Moycullen Church (in ruins), Maigh Cuilinn, Co. Galway
Co. Galway |
Churches & Chapels
A stone head gazes outward from the west gable of a ruined medieval church in Moycullen, protruding from the exterior wall just above a narrow flat-headed window.
It is the kind of detail that tends to go unnoticed, partly because the building is densely overgrown and partly because very little about the site announces itself. The church sits within a graveyard in the townland of Maigh Cuilinn in County Galway, its north and south walls almost entirely gone, leaving the two gables as the principal survivors of what was once a rectangular structure roughly sixteen metres long and six and a half metres wide, oriented east to west in the manner typical of medieval ecclesiastical buildings.
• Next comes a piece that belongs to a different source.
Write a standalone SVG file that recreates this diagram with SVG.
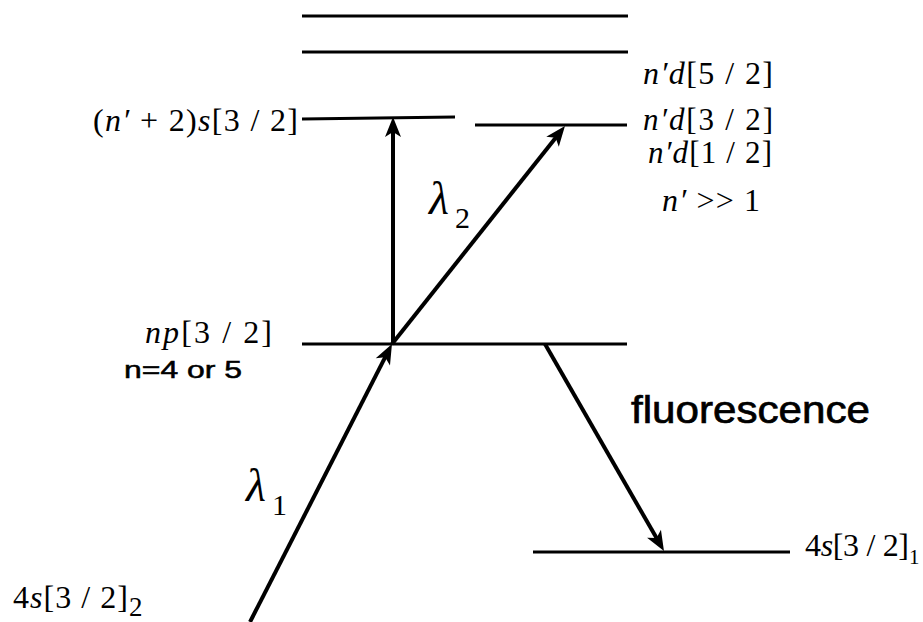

The ruins are classified as a probable medieval church, and the surviving fabric offers a few quiet clues to its age and character. Both the east and west gables retain narrow single-light windows with flat heads, a form associated with medieval construction in the west of Ireland. The carved stone head above the west window is harder to date with certainty, but such carvings appear at a number of medieval Irish ecclesiastical sites, sometimes interpreted as protective or apotropaic figures. The site lies roughly three hundred metres east of Moycullen Castle, placing it within a cluster of medieval features in the area. References in the historical literature go back at least to Hardiman's work of 1846 and are noted again by O'Flanagan in 1927 and Killanin in 1947, suggesting the ruins have been recognised as significant for well over a century, even as the walls have continued to deteriorate. The curving graveyard boundary wall, by contrast, appears to be of modern construction, a reminder that the site has remained in use long after the church itself fell out of function.